Bruno, I'm really confused about character set handling in Perl. In a recent project which has brought me back to addressing this issue, I'm finding that I need to use the following code at the end of sub process in Petal.pm: ($] > 5.007) and do { $res = Encode::decode('iso-8859-1', $res); }; $@ and warn $@; return $res; If I don't, the page is output in the utf-8 charset but the contents contain iso-8859-1 characters. If I use Encode::encode('utf8', $res), I get a different character. When doing this, it appears that the template was read in as utf8, converted to latin1 (produces the 0xFFFD char) then converted back to utf8 (which produces the 0xC2 character). I'm not sure if that decode line is safe for systems that run non-latin1 character sets.

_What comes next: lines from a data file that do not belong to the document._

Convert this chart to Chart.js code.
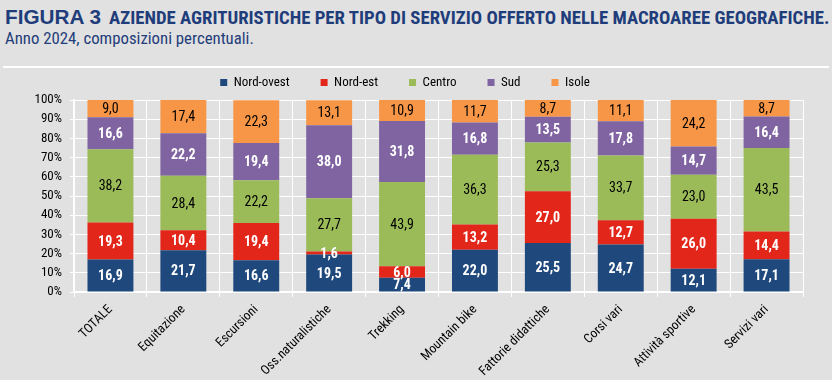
<!DOCTYPE html>
<html><head><meta charset="utf-8">
<script src="https://cdn.jsdelivr.net/npm/chart.js@4.4.1/dist/chart.umd.min.js"></script>
<style>
html,body{margin:0;padding:0;background:#e1e1e1;width:832px;height:380px;overflow:hidden;}
#wrap{position:relative;width:832px;height:380px;}
.t{position:absolute;white-space:nowrap;color:#1f3d7a;z-index:2;}
#fig{left:5px;top:7px;font-family:'Liberation Sans',Arial,sans-serif;font-weight:bold;font-size:19px;line-height:20px;}
#tt{left:109px;top:8px;font-family:'Roboto Condensed',sans-serif;font-weight:bold;font-size:18px;line-height:20px;}
#t2{left:5px;top:29px;font-family:'Roboto Condensed',sans-serif;font-size:16px;line-height:18px;}
#sep{position:absolute;left:3px;top:66px;width:826px;height:2px;background:#ffffff;z-index:1;}
#c{position:absolute;left:0;top:0;z-index:3;}
</style></head>
<body><div id="wrap">
<span class="t" id="fig">FIGURA 3</span>
<span class="t" id="tt">AZIENDE AGRITURISTICHE PER TIPO DI SERVIZIO OFFERTO NELLE MACROAREE GEOGRAFICHE.</span>
<span class="t" id="t2">Anno 2024, composizioni percentuali.</span>
<div id="sep"></div>
<canvas id="c" width="832" height="380"></canvas>
</div>
<script>
const categories = ['TOTALE','Equitazione','Escursioni','Oss.naturalistiche','Trekking','Mountain bike','Fattorie didattiche','Corsi vari','Attività sportive','Servizi vari'];
const seriesNames = ['Nord-ovest','Nord-est','Centro','Sud','Isole'];
const nordOvest = [16.9,21.7,16.6,19.5,7.4,22.0,25.5,24.7,12.1,17.1];
const nordEst   = [19.3,10.4,19.4,1.6,6.0,13.2,27.0,12.7,26.0,14.4];
const centro    = [38.2,28.4,22.2,27.7,43.9,36.3,25.3,33.7,23.0,43.5];
const sud       = [16.6,22.2,19.4,38.0,31.8,16.8,13.5,17.8,14.7,16.4];
const isole     = [9.0,17.4,22.3,13.1,10.9,11.7,8.7,11.1,24.2,8.7];
const yTickLabels = ['0%','10%','20%','30%','40%','50%','60%','70%','80%','90%','100%'];

// fit title widths to the reference
function fitWidth(id, target){
  const el = document.getElementById(id);
  const fs = parseFloat(getComputedStyle(el).fontSize);
  const w = el.getBoundingClientRect().width;
  el.style.fontSize = (fs*target/w).toFixed(2)+'px';
}
fitWidth('fig', 96); fitWidth('tt', 721); fitWidth('t2', 249);

const colors = ['#1f497d','#e2261a','#9bbb59','#8064a2','#f79646'];
const labelWhite = [true,true,false,true,false];
const NARROW = "'Roboto Condensed',sans-serif";

const values = [nordOvest,nordEst,centro,sud,isole];
const datasets = values.map((v,i)=>({
  label: seriesNames[i], data: v, backgroundColor: colors[i], borderWidth: 0,
  barPercentage: 0.63, categoryPercentage: 1.0
}));

const valueLabels = {
  id:'valueLabels',
  afterDatasetsDraw(chart){
    const ctx = chart.ctx;
    ctx.save();
    ctx.textAlign='center'; ctx.textBaseline='middle';
    chart.data.datasets.forEach((ds,di)=>{
      const meta = chart.getDatasetMeta(di);
      meta.data.forEach((bar,i)=>{
        const v = ds.data[i];
        const yc = (bar.y + bar.base)/2;
        ctx.font = (labelWhite[di]?'bold ':'') + '14px ' + NARROW;
        ctx.fillStyle = labelWhite[di] ? '#ffffff' : '#000000';
        ctx.fillText(v.toFixed(1).replace('.',','), bar.x, yc+1);
      });
    });
    ctx.restore();
  }
};
const legendFix = {
  id:'legendFix',
  beforeUpdate(chart){
    const lg = chart.legend;
    if (lg && !lg._patched){
      const f = lg.fit;
      lg.fit = function(){ f.call(this); this.height = 55; };
      lg._patched = true;
    }
  }
};

new Chart(document.getElementById('c'),{
  type:'bar',
  data:{labels:categories, datasets},
  plugins:[legendFix,valueLabels],
  options:{
    responsive:false, animation:false,
    layout:{padding:{left:7,right:29,top:45,bottom:0}},
    plugins:{
      legend:{position:'top',align:'center',
        labels:{boxWidth:7,boxHeight:7,padding:31,color:'#000',font:{family:NARROW,size:13}}},
      tooltip:{enabled:false}
    },
    scales:{
      x:{stacked:true,
        grid:{color:'#ffffff',offset:true,tickLength:5,lineWidth:1},
        border:{color:'#ffffff',width:2},
        ticks:{color:'#000',minRotation:45,maxRotation:45,padding:5,font:{family:NARROW,size:13}},
        afterFit(s){ s.height = 88; }
      },
      y:{stacked:true,min:0,max:100,
        grid:{color:'#ffffff',tickLength:4,lineWidth:1},
        border:{color:'#ffffff',width:2},
        ticks:{stepSize:10,color:'#000',padding:8,font:{family:NARROW,size:13},
          callback:(v,i)=>yTickLabels[Math.round(v/10)]},
        afterFit(s){ s.width = 67; }
      }
    }
  }
});
</script>
</body></html>
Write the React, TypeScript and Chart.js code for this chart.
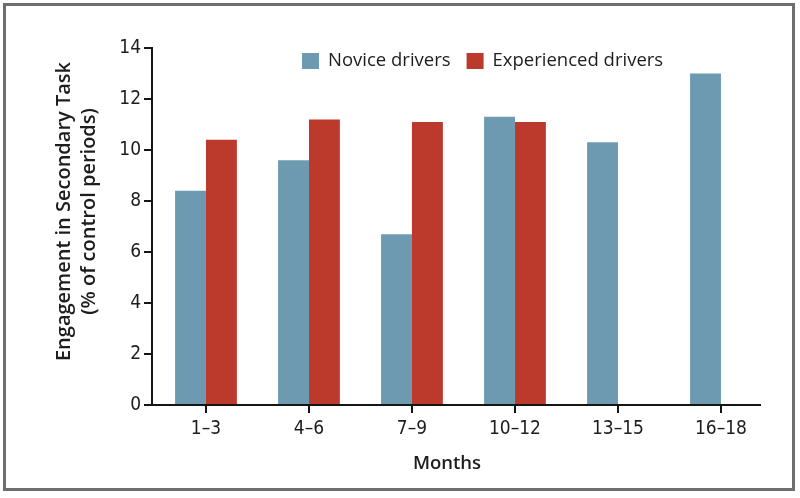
import React, { useEffect, useRef } from 'react';
import { Chart, registerables } from 'chart.js';

Chart.register(...registerables);

const categories = ['1–3', '4–6', '7–9', '10–12', '13–15', '16–18'];
const noviceValues: (number | null)[] = [8.4, 9.6, 6.7, 11.3, 10.3, 13.0];
const experiencedValues: (number | null)[] = [10.4, 11.2, 11.1, 11.1, null, null];
const seriesLabels = ['Novice drivers', 'Experienced drivers'];
const yMin = 0;
const yMax = 14;
const yStep = 2;
const xTitle = 'Months';
const yTitle = ['Engagement in Secondary Task', '(% of control periods)'];

const NOVICE_COLOR = '#6d9ab0';
const EXPERIENCED_COLOR = '#bc3a2b';
const TEXT_COLOR = '#1e1c1d';
const AXIS_COLOR = '#151515';
const FONT = '"Open Sans", "DejaVu Sans", sans-serif';
const NARROW = '"Liberation Sans Narrow", "DejaVu Sans Condensed", sans-serif';

const overlayPlugin = {
  id: 'overlay',
  afterDraw(chart: any) {
    const { ctx, chartArea } = chart;
    ctx.save();
    // legend
    ctx.font = `18.5px ${FONT}`;
    ctx.textBaseline = 'middle';
    ctx.textAlign = 'left';
    let x = chartArea.left + 150;
    const y = chartArea.top + 13;
    chart.data.datasets.forEach((ds: any) => {
      ctx.fillStyle = ds.backgroundColor;
      ctx.fillRect(x, y - 8, 17, 16);
      x += 17 + 9;
      ctx.fillStyle = TEXT_COLOR;
      ctx.fillText(ds.label, x, y);
      x += ctx.measureText(ds.label).width + 16;
    });
    // x title
    ctx.font = `600 18.5px ${FONT}`;
    ctx.textAlign = 'center';
    ctx.fillStyle = TEXT_COLOR;
    ctx.fillText(xTitle, (chartArea.left + chartArea.right) / 2 - 9, chartArea.bottom + 59);
    // y title
    const cy = (chartArea.top + chartArea.bottom) / 2 - 15;
    ctx.translate(64, cy);
    ctx.rotate(-Math.PI / 2);
    ctx.font = `600 20px ${FONT}`;
    yTitle.forEach((line, i) => {
      ctx.fillText(line, 0, i * 25);
    });
    ctx.restore();
  },
};

export default function App() {
  const canvasRef = useRef<HTMLCanvasElement | null>(null);

  useEffect(() => {
    const canvas = canvasRef.current;
    if (!canvas) return;
    const chart = new Chart(canvas, {
      type: 'bar',
      data: {
        datasets: [
          {
            label: seriesLabels[0],
            data: noviceValues.map((v, i) => ({ x: i, y: v })) as any,
            backgroundColor: NOVICE_COLOR,
            borderWidth: 0,
          },
          {
            label: seriesLabels[1],
            data: experiencedValues.map((v, i) => ({ x: i, y: v })) as any,
            backgroundColor: EXPERIENCED_COLOR,
            borderWidth: 0,
          },
        ],
      },
      options: {
        responsive: false,
        animation: false,
        devicePixelRatio: 1,
        layout: { padding: { left: 52, top: 48, right: 40, bottom: 0 } },
        datasets: { bar: { categoryPercentage: 0.6, barPercentage: 1 } },
        plugins: {
          legend: { display: false },
          tooltip: { enabled: false },
        },
        scales: {
          x: {
            type: 'linear',
            offset: false,
            min: -0.524,
            max: 5.379,
            afterFit: (s: any) => {
              s.height = 93;
            },
            grid: {
              display: true,
              offset: false,
              drawOnChartArea: false,
              drawTicks: true,
              tickLength: 8,
              color: AXIS_COLOR,
              lineWidth: 2,
            },
            border: { display: true, color: AXIS_COLOR, width: 2 },
            ticks: {
              stepSize: 1,
              includeBounds: false,
              maxRotation: 0,
              autoSkip: false,
              padding: 5,
              color: TEXT_COLOR,
              font: { family: NARROW, size: 19 },
              callback: (v: any) => categories[v as number] ?? '',
            },
          },
          y: {
            min: yMin,
            max: yMax,
            afterFit: (s: any) => {
              s.width = 152 - 52;
            },
            grid: {
              display: true,
              drawOnChartArea: false,
              drawTicks: true,
              tickLength: 8,
              color: AXIS_COLOR,
              lineWidth: 2,
            },
            border: { display: true, color: AXIS_COLOR, width: 2 },
            ticks: {
              stepSize: yStep,
              padding: 3,
              color: TEXT_COLOR,
              font: { family: NARROW, size: 19 },
            },
          },
        },
      },
      plugins: [overlayPlugin],
    } as any);
    return () => chart.destroy();
  }, []);

  return (
    <div
      style={{
        position: 'fixed',
        left: 0,
        top: 0,
        width: 800,
        height: 498,
        background: '#ffffff',
        overflow: 'hidden',
      }}
    >
      <canvas
        ref={canvasRef}
        width={800}
        height={498}
        style={{ position: 'absolute', left: 0, top: 0, width: 800, height: 498, display: 'block' }}
      />
      <div
        style={{
          position: 'absolute',
          left: 3,
          top: 3,
          width: 792,
          height: 488,
          boxSizing: 'border-box',
          border: '3px solid #6e6e6e',
          pointerEvents: 'none',
        }}
      />
    </div>
  );
}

It's probably safer to patch MKDoc::XML::Decode::XHTML to decode the results of the chr() function which, I think, is how those entities are getting converted from utf8 back to latin1 (or whatever the native format is for the system). Actually, we may be able to use the decode_charset option to figure out how to do the decoding. Well that doesn't work. When I did that with the code above, it fails with the following error if the charset is utf8 (which is the default): Cannot decode string with wide characters at /usr/local/lib/perl5/5.8.3/i686-linux/Encode.pm line 164. I don't really understand the error but I guess it's trying to decode some utf8 back to Perl's internal format (which I think is utf8 as of 5.8). All of this is making my head hurt. Hopefully the code sample will help... Talk to you later, William

Tue Feb 27 02:22:58 2007 WMCKEE [...] cpan.org - Correspondence added

I was continuing to run into unicode errors on a recent project and dove back into the fray. I found a good posting about unicode by Ivan Kurmanov at http://ahinea.com/en/tech/perl-unicode-struggle.html. Between his comments and reading of perluniintro, I think I have a patch for MKDoc::XML::Decode::XHTML that fixes my encoding issues. I've posted a patch to MKDoc::XML as #25166 - http://rt.cpan.org//Ticket/Display.html?id=25166 I hope this will finally put this issue to sleep!